[START Stored data]

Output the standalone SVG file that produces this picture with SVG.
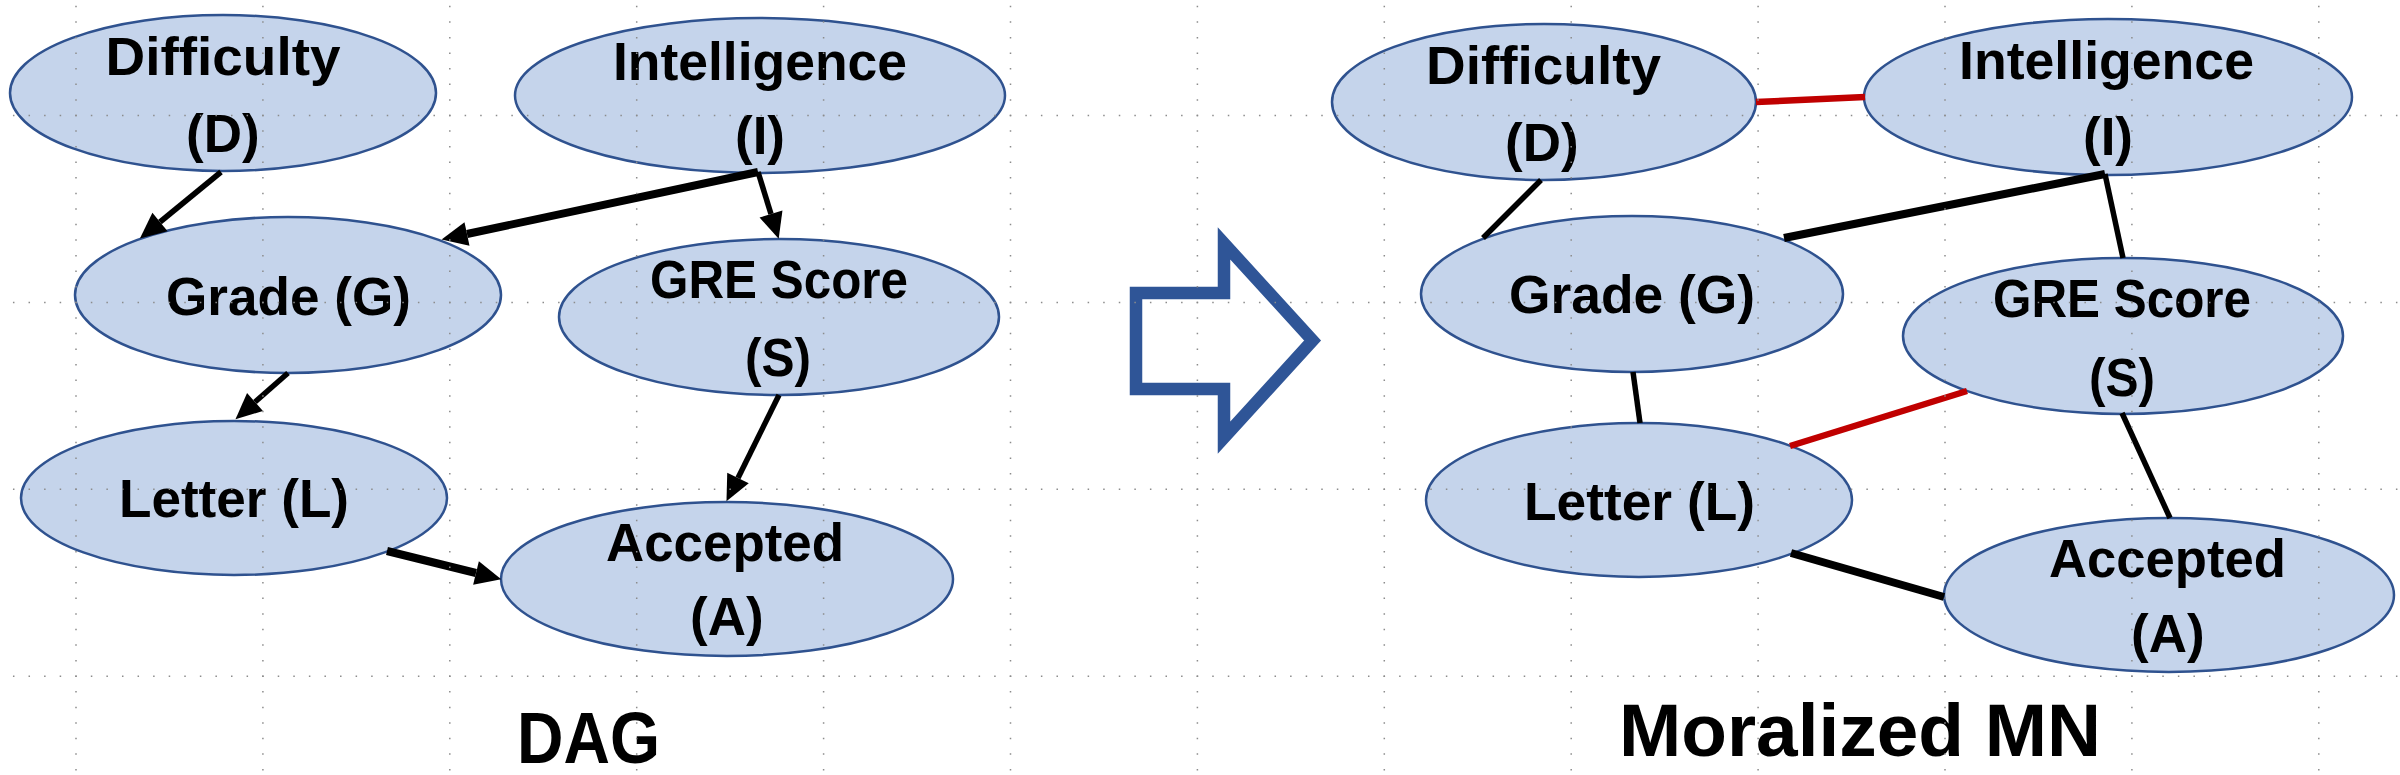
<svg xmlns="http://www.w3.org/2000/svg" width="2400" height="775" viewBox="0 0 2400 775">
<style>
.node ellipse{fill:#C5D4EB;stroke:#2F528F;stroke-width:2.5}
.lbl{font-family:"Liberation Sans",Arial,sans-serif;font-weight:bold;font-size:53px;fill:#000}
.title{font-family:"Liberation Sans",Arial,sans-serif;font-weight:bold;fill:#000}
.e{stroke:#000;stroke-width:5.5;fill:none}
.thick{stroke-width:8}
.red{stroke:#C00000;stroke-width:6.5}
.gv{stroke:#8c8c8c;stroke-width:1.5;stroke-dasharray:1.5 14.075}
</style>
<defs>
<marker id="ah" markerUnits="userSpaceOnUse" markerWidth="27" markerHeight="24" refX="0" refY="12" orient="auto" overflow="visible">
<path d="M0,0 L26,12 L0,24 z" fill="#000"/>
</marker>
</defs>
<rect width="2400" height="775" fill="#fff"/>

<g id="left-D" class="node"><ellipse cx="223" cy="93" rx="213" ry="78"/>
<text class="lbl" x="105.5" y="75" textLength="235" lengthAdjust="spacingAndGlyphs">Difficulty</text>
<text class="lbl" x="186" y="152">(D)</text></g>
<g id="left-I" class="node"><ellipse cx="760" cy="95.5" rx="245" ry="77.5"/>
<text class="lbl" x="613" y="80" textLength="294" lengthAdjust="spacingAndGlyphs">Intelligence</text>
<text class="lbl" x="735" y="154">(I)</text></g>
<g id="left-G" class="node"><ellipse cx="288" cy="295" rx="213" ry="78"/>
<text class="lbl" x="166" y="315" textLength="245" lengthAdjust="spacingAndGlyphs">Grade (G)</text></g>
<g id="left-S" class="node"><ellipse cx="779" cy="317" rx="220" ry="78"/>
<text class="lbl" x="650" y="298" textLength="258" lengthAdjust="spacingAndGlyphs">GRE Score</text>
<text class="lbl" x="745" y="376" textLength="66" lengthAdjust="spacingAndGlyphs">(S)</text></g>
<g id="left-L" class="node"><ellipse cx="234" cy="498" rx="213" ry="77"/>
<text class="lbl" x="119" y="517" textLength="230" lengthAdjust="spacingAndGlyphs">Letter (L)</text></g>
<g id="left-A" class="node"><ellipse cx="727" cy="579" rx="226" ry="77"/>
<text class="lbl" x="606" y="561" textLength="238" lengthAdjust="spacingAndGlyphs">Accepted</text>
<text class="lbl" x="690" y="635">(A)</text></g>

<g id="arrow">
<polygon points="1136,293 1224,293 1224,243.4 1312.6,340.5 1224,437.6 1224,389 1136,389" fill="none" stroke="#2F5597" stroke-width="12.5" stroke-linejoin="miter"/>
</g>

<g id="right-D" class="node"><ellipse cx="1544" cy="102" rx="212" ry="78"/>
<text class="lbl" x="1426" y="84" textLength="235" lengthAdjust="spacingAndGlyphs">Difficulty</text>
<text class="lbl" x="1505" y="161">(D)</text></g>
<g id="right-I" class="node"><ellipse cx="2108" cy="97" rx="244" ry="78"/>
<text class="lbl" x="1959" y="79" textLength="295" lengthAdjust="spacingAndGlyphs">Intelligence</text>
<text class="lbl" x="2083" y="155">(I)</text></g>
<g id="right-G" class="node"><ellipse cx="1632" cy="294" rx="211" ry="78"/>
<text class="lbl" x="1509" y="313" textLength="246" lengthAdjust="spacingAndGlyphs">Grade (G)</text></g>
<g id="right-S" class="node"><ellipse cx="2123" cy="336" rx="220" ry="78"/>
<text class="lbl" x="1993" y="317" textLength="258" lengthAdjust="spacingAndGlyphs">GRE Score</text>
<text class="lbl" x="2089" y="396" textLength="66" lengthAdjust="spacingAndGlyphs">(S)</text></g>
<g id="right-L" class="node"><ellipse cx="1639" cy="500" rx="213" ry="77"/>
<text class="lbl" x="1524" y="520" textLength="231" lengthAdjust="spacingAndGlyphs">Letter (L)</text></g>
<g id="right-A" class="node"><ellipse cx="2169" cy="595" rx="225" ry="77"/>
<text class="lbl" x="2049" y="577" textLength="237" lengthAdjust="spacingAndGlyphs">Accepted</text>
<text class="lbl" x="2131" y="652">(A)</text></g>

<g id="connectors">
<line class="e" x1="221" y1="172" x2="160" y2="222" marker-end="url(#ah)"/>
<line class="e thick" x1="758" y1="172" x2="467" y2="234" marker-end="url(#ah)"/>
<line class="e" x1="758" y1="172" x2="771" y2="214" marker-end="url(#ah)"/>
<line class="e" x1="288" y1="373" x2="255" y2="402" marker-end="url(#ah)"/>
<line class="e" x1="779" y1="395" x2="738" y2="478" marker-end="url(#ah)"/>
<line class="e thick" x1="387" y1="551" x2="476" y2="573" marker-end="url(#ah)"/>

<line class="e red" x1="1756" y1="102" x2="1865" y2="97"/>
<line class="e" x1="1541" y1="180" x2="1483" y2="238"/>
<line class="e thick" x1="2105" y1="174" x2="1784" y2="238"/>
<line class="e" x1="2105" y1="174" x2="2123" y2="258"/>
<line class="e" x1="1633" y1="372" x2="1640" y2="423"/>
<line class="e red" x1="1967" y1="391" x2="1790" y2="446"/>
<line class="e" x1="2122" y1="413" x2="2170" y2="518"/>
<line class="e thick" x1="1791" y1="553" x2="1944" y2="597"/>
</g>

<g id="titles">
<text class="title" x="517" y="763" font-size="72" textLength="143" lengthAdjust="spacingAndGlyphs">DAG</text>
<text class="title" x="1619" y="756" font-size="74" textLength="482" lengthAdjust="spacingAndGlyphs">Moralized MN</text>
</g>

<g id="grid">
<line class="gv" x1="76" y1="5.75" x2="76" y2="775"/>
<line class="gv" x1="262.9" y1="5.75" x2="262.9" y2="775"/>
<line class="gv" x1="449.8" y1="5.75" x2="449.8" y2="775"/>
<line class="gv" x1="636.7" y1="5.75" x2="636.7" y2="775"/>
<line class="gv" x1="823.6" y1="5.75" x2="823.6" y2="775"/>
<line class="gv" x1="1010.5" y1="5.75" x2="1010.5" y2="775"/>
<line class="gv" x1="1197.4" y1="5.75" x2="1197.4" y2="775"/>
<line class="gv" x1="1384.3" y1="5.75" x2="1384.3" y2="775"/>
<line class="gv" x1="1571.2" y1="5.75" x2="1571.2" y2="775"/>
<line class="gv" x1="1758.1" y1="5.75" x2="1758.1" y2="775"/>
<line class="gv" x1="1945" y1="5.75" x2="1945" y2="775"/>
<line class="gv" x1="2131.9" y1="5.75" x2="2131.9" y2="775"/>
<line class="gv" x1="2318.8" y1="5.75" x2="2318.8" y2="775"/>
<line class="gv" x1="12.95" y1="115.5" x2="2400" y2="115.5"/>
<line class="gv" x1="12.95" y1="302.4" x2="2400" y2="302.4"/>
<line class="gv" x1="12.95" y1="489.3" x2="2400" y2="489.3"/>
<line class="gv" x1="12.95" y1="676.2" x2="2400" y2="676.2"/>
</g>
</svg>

[END Stored data]

In your copy of the listing above, reproduce each line exactly and omit all pictures.

Output the standalone SVG file that produces this picture with SVG.
<svg xmlns="http://www.w3.org/2000/svg" width="2400" height="775" viewBox="0 0 2400 775">
<style>
.node ellipse{fill:#C5D4EB;stroke:#2F528F;stroke-width:2.5}
.lbl{font-family:"Liberation Sans",Arial,sans-serif;font-weight:bold;font-size:53px;fill:#000}
.title{font-family:"Liberation Sans",Arial,sans-serif;font-weight:bold;fill:#000}
.e{stroke:#000;stroke-width:5.5;fill:none}
.thick{stroke-width:8}
.red{stroke:#C00000;stroke-width:6.5}
.gv{stroke:#8c8c8c;stroke-width:1.5;stroke-dasharray:1.5 14.075}
</style>
<defs>
<marker id="ah" markerUnits="userSpaceOnUse" markerWidth="27" markerHeight="24" refX="0" refY="12" orient="auto" overflow="visible">
<path d="M0,0 L26,12 L0,24 z" fill="#000"/>
</marker>
</defs>
<rect width="2400" height="775" fill="#fff"/>

<g id="left-D" class="node"><ellipse cx="223" cy="93" rx="213" ry="78"/>
<text class="lbl" x="105.5" y="75" textLength="235" lengthAdjust="spacingAndGlyphs">Difficulty</text>
<text class="lbl" x="186" y="152">(D)</text></g>
<g id="left-I" class="node"><ellipse cx="760" cy="95.5" rx="245" ry="77.5"/>
<text class="lbl" x="613" y="80" textLength="294" lengthAdjust="spacingAndGlyphs">Intelligence</text>
<text class="lbl" x="735" y="154">(I)</text></g>
<g id="left-G" class="node"><ellipse cx="288" cy="295" rx="213" ry="78"/>
<text class="lbl" x="166" y="315" textLength="245" lengthAdjust="spacingAndGlyphs">Grade (G)</text></g>
<g id="left-S" class="node"><ellipse cx="779" cy="317" rx="220" ry="78"/>
<text class="lbl" x="650" y="298" textLength="258" lengthAdjust="spacingAndGlyphs">GRE Score</text>
<text class="lbl" x="745" y="376" textLength="66" lengthAdjust="spacingAndGlyphs">(S)</text></g>
<g id="left-L" class="node"><ellipse cx="234" cy="498" rx="213" ry="77"/>
<text class="lbl" x="119" y="517" textLength="230" lengthAdjust="spacingAndGlyphs">Letter (L)</text></g>
<g id="left-A" class="node"><ellipse cx="727" cy="579" rx="226" ry="77"/>
<text class="lbl" x="606" y="561" textLength="238" lengthAdjust="spacingAndGlyphs">Accepted</text>
<text class="lbl" x="690" y="635">(A)</text></g>

<g id="arrow">
<polygon points="1136,293 1224,293 1224,243.4 1312.6,340.5 1224,437.6 1224,389 1136,389" fill="none" stroke="#2F5597" stroke-width="12.5" stroke-linejoin="miter"/>
</g>

<g id="right-D" class="node"><ellipse cx="1544" cy="102" rx="212" ry="78"/>
<text class="lbl" x="1426" y="84" textLength="235" lengthAdjust="spacingAndGlyphs">Difficulty</text>
<text class="lbl" x="1505" y="161">(D)</text></g>
<g id="right-I" class="node"><ellipse cx="2108" cy="97" rx="244" ry="78"/>
<text class="lbl" x="1959" y="79" textLength="295" lengthAdjust="spacingAndGlyphs">Intelligence</text>
<text class="lbl" x="2083" y="155">(I)</text></g>
<g id="right-G" class="node"><ellipse cx="1632" cy="294" rx="211" ry="78"/>
<text class="lbl" x="1509" y="313" textLength="246" lengthAdjust="spacingAndGlyphs">Grade (G)</text></g>
<g id="right-S" class="node"><ellipse cx="2123" cy="336" rx="220" ry="78"/>
<text class="lbl" x="1993" y="317" textLength="258" lengthAdjust="spacingAndGlyphs">GRE Score</text>
<text class="lbl" x="2089" y="396" textLength="66" lengthAdjust="spacingAndGlyphs">(S)</text></g>
<g id="right-L" class="node"><ellipse cx="1639" cy="500" rx="213" ry="77"/>
<text class="lbl" x="1524" y="520" textLength="231" lengthAdjust="spacingAndGlyphs">Letter (L)</text></g>
<g id="right-A" class="node"><ellipse cx="2169" cy="595" rx="225" ry="77"/>
<text class="lbl" x="2049" y="577" textLength="237" lengthAdjust="spacingAndGlyphs">Accepted</text>
<text class="lbl" x="2131" y="652">(A)</text></g>

<g id="connectors">
<line class="e" x1="221" y1="172" x2="160" y2="222" marker-end="url(#ah)"/>
<line class="e thick" x1="758" y1="172" x2="467" y2="234" marker-end="url(#ah)"/>
<line class="e" x1="758" y1="172" x2="771" y2="214" marker-end="url(#ah)"/>
<line class="e" x1="288" y1="373" x2="255" y2="402" marker-end="url(#ah)"/>
<line class="e" x1="779" y1="395" x2="738" y2="478" marker-end="url(#ah)"/>
<line class="e thick" x1="387" y1="551" x2="476" y2="573" marker-end="url(#ah)"/>

<line class="e red" x1="1756" y1="102" x2="1865" y2="97"/>
<line class="e" x1="1541" y1="180" x2="1483" y2="238"/>
<line class="e thick" x1="2105" y1="174" x2="1784" y2="238"/>
<line class="e" x1="2105" y1="174" x2="2123" y2="258"/>
<line class="e" x1="1633" y1="372" x2="1640" y2="423"/>
<line class="e red" x1="1967" y1="391" x2="1790" y2="446"/>
<line class="e" x1="2122" y1="413" x2="2170" y2="518"/>
<line class="e thick" x1="1791" y1="553" x2="1944" y2="597"/>
</g>

<g id="titles">
<text class="title" x="517" y="763" font-size="72" textLength="143" lengthAdjust="spacingAndGlyphs">DAG</text>
<text class="title" x="1619" y="756" font-size="74" textLength="482" lengthAdjust="spacingAndGlyphs">Moralized MN</text>
</g>

<g id="grid">
<line class="gv" x1="76" y1="5.75" x2="76" y2="775"/>
<line class="gv" x1="262.9" y1="5.75" x2="262.9" y2="775"/>
<line class="gv" x1="449.8" y1="5.75" x2="449.8" y2="775"/>
<line class="gv" x1="636.7" y1="5.75" x2="636.7" y2="775"/>
<line class="gv" x1="823.6" y1="5.75" x2="823.6" y2="775"/>
<line class="gv" x1="1010.5" y1="5.75" x2="1010.5" y2="775"/>
<line class="gv" x1="1197.4" y1="5.75" x2="1197.4" y2="775"/>
<line class="gv" x1="1384.3" y1="5.75" x2="1384.3" y2="775"/>
<line class="gv" x1="1571.2" y1="5.75" x2="1571.2" y2="775"/>
<line class="gv" x1="1758.1" y1="5.75" x2="1758.1" y2="775"/>
<line class="gv" x1="1945" y1="5.75" x2="1945" y2="775"/>
<line class="gv" x1="2131.9" y1="5.75" x2="2131.9" y2="775"/>
<line class="gv" x1="2318.8" y1="5.75" x2="2318.8" y2="775"/>
<line class="gv" x1="12.95" y1="115.5" x2="2400" y2="115.5"/>
<line class="gv" x1="12.95" y1="302.4" x2="2400" y2="302.4"/>
<line class="gv" x1="12.95" y1="489.3" x2="2400" y2="489.3"/>
<line class="gv" x1="12.95" y1="676.2" x2="2400" y2="676.2"/>
</g>
</svg>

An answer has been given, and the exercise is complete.